Нет, в фильме и дальше встречаются совершенно блистательные «театральные» метафоры: к примеру, когда Каренин, отлученный от супружеского ложа, униженный и оскорбленный, садится в кресло на авансцене, спрашивая: «За что? Чем я заслужил это?», — мы видим его со спины, со стороны сцены, в свете керосиновых ламп, которыми освещена рампа, и можем только воображать, как выглядит из зрительного зала его семейный позор, выставленный на всеобщее обозрение. Однако действие в целом перетекает в какие-то вполне обычные интерьеры, игра с пространством отходит на второй план, а на первый выдвигается собственно фабула. Роман-бык берет реванш, подминая тореадора, и на место радостной эйфории приходит мучительное ожидание катастрофы. Невольно ловишь себя на мысли: «Господи! Ну скорей бы она уже бросилась под свой поезд!», — ибо наблюдать страдания Анны невыносимо — все равно, что следить за агонией раненого животного.
«Анна Каренина» — самый экранизируемый роман русской литературы. Это давно уже миф, живущий в культуре своей собственной жизнью, независимо от толстовского текста. Миф о прекрасной, богатой светской женщине, раздавленной последствиями беззаконной страсти. При этом конкретные причины ее погибели, силовые линии внутри любовного треугольника и даже характеры главных героев от фильма к фильму радикально меняются.
В картине 1935 года с Гретой Гарбо Каренин (Бэзил Рэтбоун) — самовлюбленный болван, а Анна и Вронский (Фредрик Марч) — идеальная пара, два ярких, незаурядных человека, которые могли бы жить долго и счастливо, если бы не роковое стечение обстоятельств. Их, по сути, разлучает ошибка: Вронский — офицер и джентльмен — тайком отправляется на Турецкую войну, Анна узнает об этом, видит его прощание на вокзале с матерью и княжной Сорокиной, делает поспешные выводы, и…
В фильме 1948 года с Вивьен Ли Анна — стареющая фам фаталь, которая бросается под поезд от того, что не в силах удержать бессмысленного молодого любовника.
В советской классической экранизации Александра Зархи (1967) идеальны все: Анна — Самойлова, Каренин — Гриценко, Вронский — Лановой, Кити — Вертинская, Долли — Савина, Стива — Яковлев… Идеален сам этот канувший в небытие мир возвышенных чувств, прекрасных манер, дворянских гнезд и великосветских салонов, где неземной музыкой журчит изысканная французская речь… И Анна гибнет именно в силу своей идеальности — слишком тонкая, слишком трепетная душевная организация, чтобы вынести муки совести и чувство вины.

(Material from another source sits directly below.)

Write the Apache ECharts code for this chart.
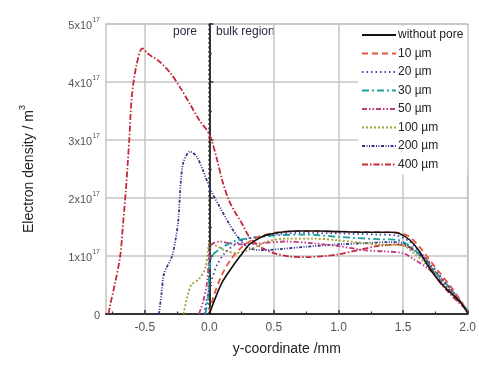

В голливудском фильме 1997 года с Софи Марсо Анна — покорная овечка с влажными глазами и полуоткрытым прелестным ртом, безраздельно покорившаяся злодейскому обаянию Вронского в исполнении Шона Бина.
А в недавней русской экранизации Сергея Соловьева (2009) Вронский — Владимир Бойко, взятый, похоже, на эту роль из-за внешнего сходства с Василием Лановым, — вообще никто и звать никак. Сентиментальный сосунок, которого только в состоянии полного помрачения можно было предпочесть мудрому, зрелому, самозабвенно любящему жену Каренину в исполнении Олега Янковского. И утонченная умница и красавица Анна (Татьяна Друбич), осознав свою роковую ошибку, бросается под паровоз, ибо главная любовь ее жизни разрушена.
Для западных интерпретаторов «Анна Каренина» — классический «русский текст», где любая, самая банальная бытовая коллизия развивается по самому катастрофическому сценарию, смерть торжествует, и лезет из всех щелей скрытый трагизм бытия [14] . В русско-советском кино «Анна Каренина» — миф о погибшей красоте, об ушедшей культуре, об «утраченном времени» и разрушенном совершенстве [15] . Но так или иначе на «святое» — на аристократизм, светский лоск и изысканно сложные терзания Анны никто доселе специально не посягал.
В фильме Райта-Стоппарда Анна — не аристократка ни разу. Это «Анна Каренина» времен постмодерна, когда разрушение сословного общества — давно свершившийся факт; сексуальная свобода женщинами давным-давно отвоевана; когда принцессы крови выходят замуж за своих фитнес-инструкторов, и это никого не шокирует, напротив — приветствуется, как способ поддержания в народе монархических чувств… Великосветские манеры, замысловатые предрассудки и ханжеская половая мораль уже перестали быть действенным средством предохранения элитарного слоя от растворения в безликой массе «подлых людей». Все это более не жестокая, ломающая судьбы реальность — но показуха, игра, балаган. В массовом обществе элита формируется по-другому — не за счет внешних признаков доминантности и жестокой социальной дрессуры, а за счет внутренней зрелости, широты спектра тех поведенческих реакций, что находятся в распоряжении индивида.